University of Wisconsin-Madison law student Ben Levey examined how complicit lawyers and judges were in Nazi atrocities at a fellowship in Germany and Poland that provided a historical lens to study contemporary ethics.
“Obviously, laws and our legal systems aren’t inherently just,” he said, “but to see that they can be actively used for evil in that way, that fascists would think it fitting and appropriate to do this under the cover of law, it was really interesting.”
Levey, whose Fox Point family belongs to Congregation Shalom, spent two intensive weeks in Germany and Poland, visiting Auschwitz and other Holocaust sites, and participating in rigorous seminars led by ethics experts and historians in several fields.
Since 2009, The Fellowships at Auschwitz for the Study of Professional Ethics has offered professional development to students and early career professionals pursuing degrees in law, business, journalism, medicine, seminary and design and technology.
“They did a good job of finding people who are interested and skilled at having these difficult conversations and who care deeply about historical issues,” Levy said.
Levey, 27, returned on June 10, 2022, with many takeaways, one being “the importance of working collectively with others because there’s not a lot that any one person probably could have done to resist the Nazis.

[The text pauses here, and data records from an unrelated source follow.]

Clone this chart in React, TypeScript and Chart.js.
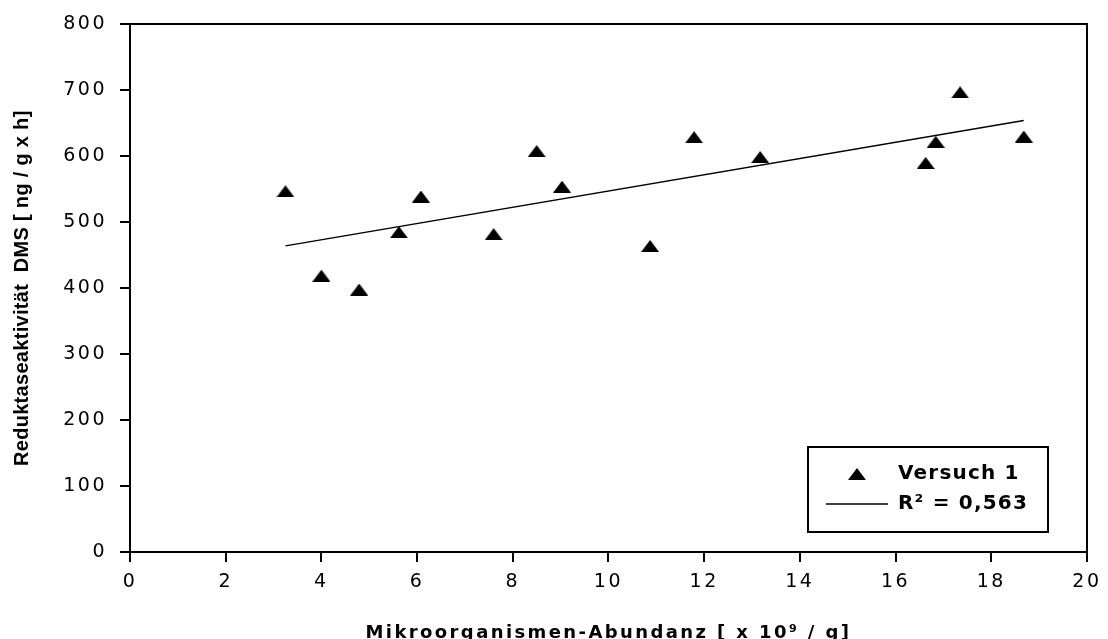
import React, { useEffect, useRef } from 'react';
import { Chart, registerables, LinearScale } from 'chart.js';

Chart.register(...registerables);

// ---- data ----
const abundance = [3.25, 4.0, 4.79, 5.62, 6.08, 7.6, 8.5, 9.03, 10.87, 11.79, 13.17, 16.63, 16.84, 17.35, 18.68];
const reductase = [547, 419, 398, 485, 539, 482, 608, 554, 464, 629, 599, 590, 622, 697, 630];
const seriesLabel = 'Versuch 1';
const trendLabel = 'R² = 0,563';
const xTitle = 'Mikroorganismen-Abundanz [ x 10⁹ / g]';
const yTitle = 'Reduktaseaktivität  DMS [ ng / g x h]';
const xRange = [0, 20];
const xStep = 2;
const yRange = [0, 800];
const yStep = 100;

const WIDE = '"DejaVu Sans", Verdana, sans-serif';
const ARIAL = '"Liberation Sans", Arial, sans-serif';
const LABEL_SPACING: Record<string, string> = { x: '2.5px', y: '2.5px' };
const TITLE_SPACING: Record<string, string> = { x: '2.4px', y: '0.3px' };
const LEGEND_SPACING = '1.2px';

class SpacedLinearScale extends LinearScale {
  static id = 'spacedLinear';
  static defaults = LinearScale.defaults;
  drawTitle() {
    const ctx: any = this.ctx;
    ctx.save();
    ctx.letterSpacing = TITLE_SPACING[this.id] || '0px';
    super.drawTitle();
    ctx.restore();
  }
  drawLabels(area: any) {
    const ctx: any = this.ctx;
    ctx.save();
    ctx.letterSpacing = LABEL_SPACING[this.id] || '0px';
    super.drawLabels(area);
    ctx.restore();
  }
}
Chart.register(SpacedLinearScale as any);

function linearFit(xs: number[], ys: number[]) {
  const n = xs.length;
  const mx = xs.reduce((a, b) => a + b, 0) / n;
  const my = ys.reduce((a, b) => a + b, 0) / n;
  let sxy = 0;
  let sxx = 0;
  for (let i = 0; i < n; i++) {
    sxy += (xs[i] - mx) * (ys[i] - my);
    sxx += (xs[i] - mx) * (xs[i] - mx);
  }
  const slope = sxy / sxx;
  return { slope, intercept: my - slope * mx };
}

function makeTriangle(w: number, h: number) {
  const c = document.createElement('canvas');
  c.width = w;
  c.height = h;
  const g = c.getContext('2d')!;
  g.fillStyle = '#000';
  g.beginPath();
  g.moveTo(0, h);
  g.lineTo(w / 2, 0);
  g.lineTo(w, h);
  g.closePath();
  g.fill();
  return c;
}

const framePlugin = {
  id: 'legendFrame',
  beforeDraw(chart: any) {
    chart.ctx.letterSpacing = LEGEND_SPACING;
  },
  afterLayout(chart: any) {
    const lg = chart.legend;
    if (!lg) return;
    lg.left = 816;
    lg.top = 454;
    lg.right = 1048;
    lg.bottom = 532;
    lg.width = lg.right - lg.left;
    lg.height = lg.bottom - lg.top;
  },
  afterDraw(chart: any) {
    const ctx = chart.ctx;
    ctx.save();
    ctx.strokeStyle = '#000';
    ctx.lineWidth = 2;
    ctx.strokeRect(808, 447, 240, 85);
    ctx.restore();
  },
};

export default function App() {
  const ref = useRef<HTMLCanvasElement>(null);

  useEffect(() => {
    if (!ref.current) return;
    const fit = linearFit(abundance, reductase);
    const xLo = Math.min(...abundance);
    const xHi = Math.max(...abundance);
    const points = abundance.map((x, i) => ({ x, y: reductase[i] }));
    const trend = [xLo, xHi].map((x) => ({ x, y: fit.intercept + fit.slope * x }));
    const tri = makeTriangle(18, 12);

    const chart = new Chart(ref.current, {
      type: 'scatter',
      data: {
        datasets: [
          {
            label: seriesLabel,
            data: points,
            xAxisID: 'x',
            yAxisID: 'y',
            pointStyle: tri as any,
            pointRadius: 6,
            backgroundColor: '#000',
            borderColor: '#000',
            showLine: false,
          },
          {
            label: trendLabel,
            data: trend,
            xAxisID: 'x',
            yAxisID: 'y',
            showLine: true,
            pointRadius: 0,
            pointStyle: 'line',
            borderColor: '#000',
            borderWidth: 1.5,
            pointBorderWidth: 1.5,
            pointBorderColor: '#000',
            backgroundColor: '#000',
            fill: false,
          } as any,
        ],
      },
      options: {
        animation: false,
        responsive: false,
        devicePixelRatio: 1,
        layout: { padding: { left: 0, top: 17, right: 18, bottom: 0 } },
        plugins: {
          legend: {
            position: 'chartArea' as any,
            align: 'start',
            labels: {
              usePointStyle: true,
              pointStyleWidth: 62,
              padding: 10,
              color: '#000',
              font: { family: WIDE, size: 20, weight: 'bold' },
            },
          },
          tooltip: { enabled: false },
        },
        scales: {
          x: {
            type: 'spacedLinear' as any,
            position: 'bottom',
            min: xRange[0],
            max: xRange[1],
            ticks: {
              stepSize: xStep,
              padding: 9,
              color: '#000',
              maxRotation: 0,
              autoSkip: false,
              font: { family: WIDE, size: 19 },
            },
            grid: { display: true, drawOnChartArea: false, drawTicks: true, tickLength: 10, color: '#000', lineWidth: 2 },
            border: { display: true, color: '#000', width: 2 },
            title: {
              display: true,
              text: xTitle,
              color: '#000',
              font: { family: WIDE, size: 18, weight: 'bold', lineHeight: 1 },
              padding: { top: 0, bottom: -3 },
            },
            afterFit: (s: any) => {
              s.height = 87;
            },
          },
          y: {
            type: 'spacedLinear' as any,
            position: 'left',
            min: yRange[0],
            max: yRange[1],
            ticks: {
              stepSize: yStep,
              padding: 13,
              color: '#000',
              font: { family: WIDE, size: 19 },
            },
            grid: { display: true, drawOnChartArea: false, drawTicks: true, tickLength: 10, color: '#000', lineWidth: 2 },
            border: { display: true, color: '#000', width: 2 },
            title: {
              display: true,
              text: yTitle,
              color: '#000',
              font: { family: ARIAL, size: 20, weight: 'bold', lineHeight: 1.2 },
              padding: { top: 10, bottom: 0 },
            },
            afterFit: (s: any) => {
              s.width = 130;
            },
          },
          x2: {
            type: 'linear',
            position: 'top',
            min: 0,
            max: 1,
            ticks: { display: false },
            grid: { display: false, drawTicks: false },
            border: { display: true, color: '#000', width: 2 },
            afterFit: (s: any) => {
              s.height = 0;
            },
          },
          y2: {
            type: 'linear',
            position: 'right',
            min: 0,
            max: 1,
            ticks: { display: false },
            grid: { display: false, drawTicks: false },
            border: { display: true, color: '#000', width: 2 },
            afterFit: (s: any) => {
              s.width = 0;
            },
          },
        } as any,
      },
      plugins: [framePlugin as any],
    });
    return () => chart.destroy();
  }, []);

  return (
    <div style={{ position: 'absolute', left: 0, top: 0, width: 1108, height: 639, background: '#fff' }}>
      <canvas ref={ref} width={1108} height={639} style={{ display: 'block', width: 1108, height: 639 }} />
    </div>
  );
}
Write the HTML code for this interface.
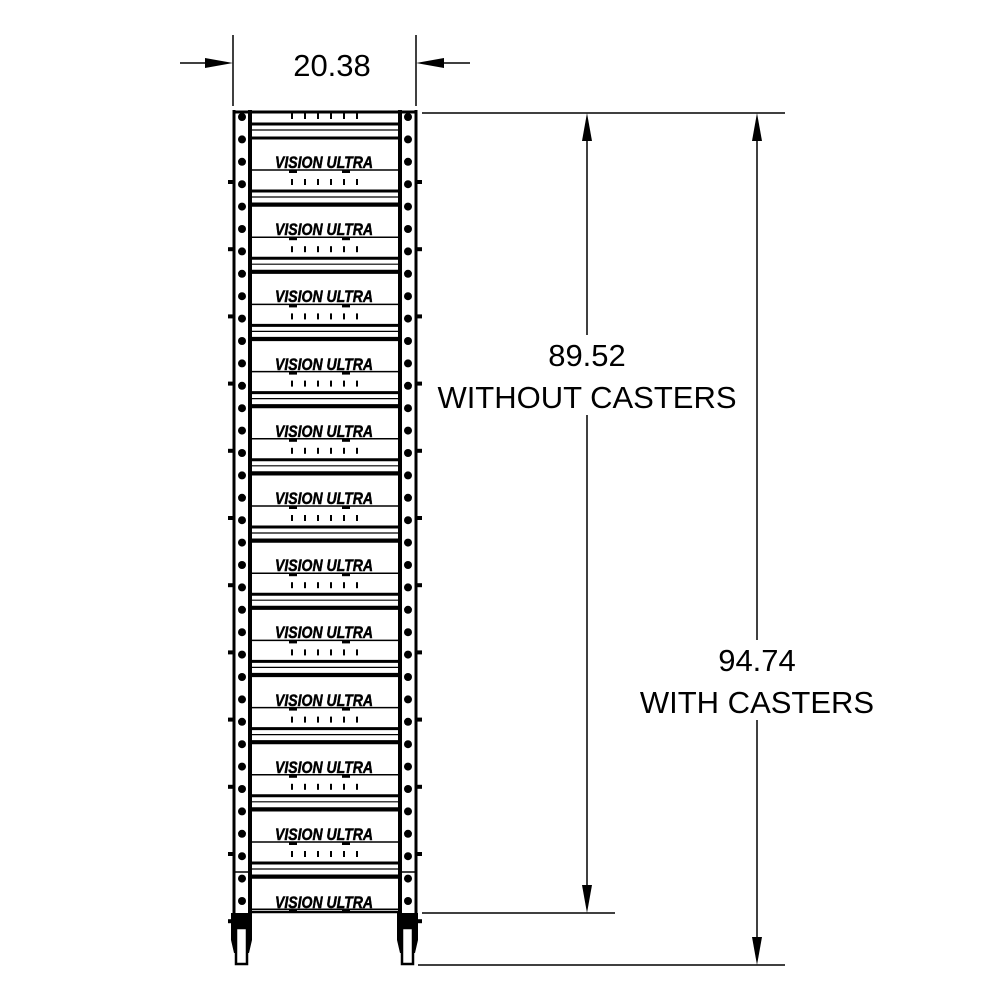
<!DOCTYPE html>
<html><head><meta charset="utf-8"><style>
html,body{margin:0;padding:0;background:#fff;}
svg{display:block}
.t{font-family:"Liberation Sans",sans-serif;font-size:31px;fill:#000;text-anchor:middle}
.v{font-family:"Liberation Sans",sans-serif;font-size:17px;font-weight:bold;font-style:italic;fill:#000;stroke:#000;stroke-width:0.5;}
</style></head><body>
<svg id="s" width="1000" height="1000" viewBox="0 0 1000 1000" xmlns="http://www.w3.org/2000/svg">
<g stroke="#000" fill="none">
<line x1="233" y1="35" x2="233" y2="106" stroke-width="1.5"/>
<line x1="416" y1="35" x2="416" y2="106" stroke-width="1.5"/>
<line x1="180" y1="63" x2="205" y2="63" stroke-width="1.5"/>
<line x1="444" y1="63" x2="470" y2="63" stroke-width="1.5"/>
<line x1="422" y1="113" x2="785" y2="113" stroke-width="1.5"/>
<line x1="422" y1="913" x2="615" y2="913" stroke-width="1.5"/>
<line x1="418" y1="965" x2="785" y2="965" stroke-width="1.5"/>
<line x1="587" y1="140" x2="587" y2="335" stroke-width="1.5"/>
<line x1="587" y1="415" x2="587" y2="886" stroke-width="1.5"/>
<line x1="757" y1="140" x2="757" y2="640" stroke-width="1.5"/>
<line x1="757" y1="720" x2="757" y2="938" stroke-width="1.5"/>
</g>
<g fill="#000">
<polygon points="233,63 205,58 205,68"/>
<polygon points="416,63 444,58 444,68"/>
<polygon points="587,113 582,141 592,141"/>
<polygon points="587,913 582,885 592,885"/>
<polygon points="757,113 752,141 762,141"/>
<polygon points="757,965 752,937 762,937"/>
</g>
<text class="t" x="332" y="76">20.38</text>
<text class="t" x="587" y="366">89.52</text>
<text class="t" x="587" y="408">WITHOUT CASTERS</text>
<text class="t" x="757" y="671">94.74</text>
<text class="t" x="757" y="713">WITH CASTERS</text>
<g id="rack"></g>
<g>
<text class="v" x="275" y="168" textLength="98" lengthAdjust="spacingAndGlyphs">VISION ULTRA</text>
<text class="v" x="275" y="235" textLength="98" lengthAdjust="spacingAndGlyphs">VISION ULTRA</text>
<text class="v" x="275" y="302" textLength="98" lengthAdjust="spacingAndGlyphs">VISION ULTRA</text>
<text class="v" x="275" y="370" textLength="98" lengthAdjust="spacingAndGlyphs">VISION ULTRA</text>
<text class="v" x="275" y="437" textLength="98" lengthAdjust="spacingAndGlyphs">VISION ULTRA</text>
<text class="v" x="275" y="504" textLength="98" lengthAdjust="spacingAndGlyphs">VISION ULTRA</text>
<text class="v" x="275" y="571" textLength="98" lengthAdjust="spacingAndGlyphs">VISION ULTRA</text>
<text class="v" x="275" y="638" textLength="98" lengthAdjust="spacingAndGlyphs">VISION ULTRA</text>
<text class="v" x="275" y="706" textLength="98" lengthAdjust="spacingAndGlyphs">VISION ULTRA</text>
<text class="v" x="275" y="773" textLength="98" lengthAdjust="spacingAndGlyphs">VISION ULTRA</text>
<text class="v" x="275" y="840" textLength="98" lengthAdjust="spacingAndGlyphs">VISION ULTRA</text>
<text class="v" x="275" y="908" textLength="98" lengthAdjust="spacingAndGlyphs">VISION ULTRA</text>
</g>
</svg>
<script>
var g=document.getElementById('rack'),h='';
function L(x1,y1,x2,y2,w){h+='<line x1="'+x1+'" y1="'+y1+'" x2="'+x2+'" y2="'+y2+'" stroke="#000" stroke-width="'+w+'"/>';}
L(234,110,234,930,3);L(250,110,250,915,4);
L(400,110,400,915,4);L(416,110,416,930,3);
L(234,112,416,112,3);
for(var i=0;i<12;i++){var c=162+67.2*i;
 L(250,c-24,400,c-24,3);L(250,c+8,400,c+8,1.5);
 h+='<rect x="289" y="'+(c+8)+'" width="8" height="3"/><rect x="342" y="'+(c+8)+'" width="8" height="3"/>';
 if(i<11){for(var k=0;k<6;k++){var x=292+k*13;L(x,c+17,x,c+23,2);}
 L(250,c+29,400,c+29,3);L(250,c+35,400,c+35,1.2);L(250,c+42,400,c+42,3);}
}
for(var k=0;k<6;k++){var x=292+k*13;L(x,113,x,119,2);}
L(250,124,400,124,3);L(250,130,400,130,1.2);
L(250,912,400,912,2.5);L(234,872,250,872,1.5);L(400,872,416,872,1.5);
for(var y=117;y<910;y+=22.4){h+='<circle cx="242" cy="'+y+'" r="4"/><circle cx="408" cy="'+y+'" r="4"/>';}
for(var i=0;i<12;i++){var y=182+67.2*i;h+='<rect x="228" y="'+(y-2)+'" width="5" height="4"/><rect x="417" y="'+(y-2)+'" width="5" height="4"/>';}
[[231,252],[397,418]].forEach(function(p){
 h+='<path d="M'+p[0]+' 913 L'+p[1]+' 913 L'+p[1]+' 940 L'+(p[1]-3)+' 953 L'+(p[0]+3)+' 953 L'+p[0]+' 940 Z" fill="#000"/>';
 h+='<rect x="'+(p[0]+5)+'" y="928" width="'+(p[1]-p[0]-10)+'" height="36" fill="#fff" stroke="#000" stroke-width="2.5"/>';
});
g.innerHTML=h;
</script>
</body></html>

You need collective action, working with other lawyers and people in other fields to address structural issues.”
Levey plans to work with refugees seeking asylum after he completes law school in two years. For two and a half years, he worked at HIAS headquarters, in Maryland; the refugee resettlement agency is closely linked with the American Jewish community.
The Auschwitz fellowship frequently touched on modern-day controversies, he said. “Something that came up was America’s legacy of anti-Black racism and how Berlin in particular does a really good job of telling the history of the Nazi years in public spaces and how America often fails to do that.”
Following his fellowship, Levey interned at the ACLU of Wisconsin where he worked on civil rights in the schools. There’s a movement across the country and in Wisconsin school districts to ban LGBTQ books from school libraries or restrict access to them.
“On the fellowship, we went to the site of the first big book burning in Berlin and (censorship in America) was very much top of mind.”
The fellowship had a deep effect on his Jewish identity. “I’ve never felt so Jewish as I did on that trip. I really felt community and support among the other Jews who were there.”
Levey recalled attending Shabbat services on a Friday night in Krakow. “I was the first person in my family to celebrate and observe Shabbat in Poland in probably a hundred years. It felt really, really meaningful, but it also felt fraught and complicated because there just aren’t many Jews left in Poland and there was such a richness and diversity in the Jewish community before the Holocaust.”
The experience gave him “a much stronger sense of the history of the Holocaust and how it happened. It was not inevitable by any means. I also learned the importance of memorialization.”
Witnessing Auschwitz was deeply disturbing. “I was on this trip for the specific intellectual process of learning how this unfolded and talking about history and thinking about ethics. Then you have an experience (Auschwitz) and all that kind of recedes. For me, it’s just overwhelming despair and sadness.
“I got a much richer understanding of what was lost and of Jewish history. I think I got connected with my family story in a deeper way.”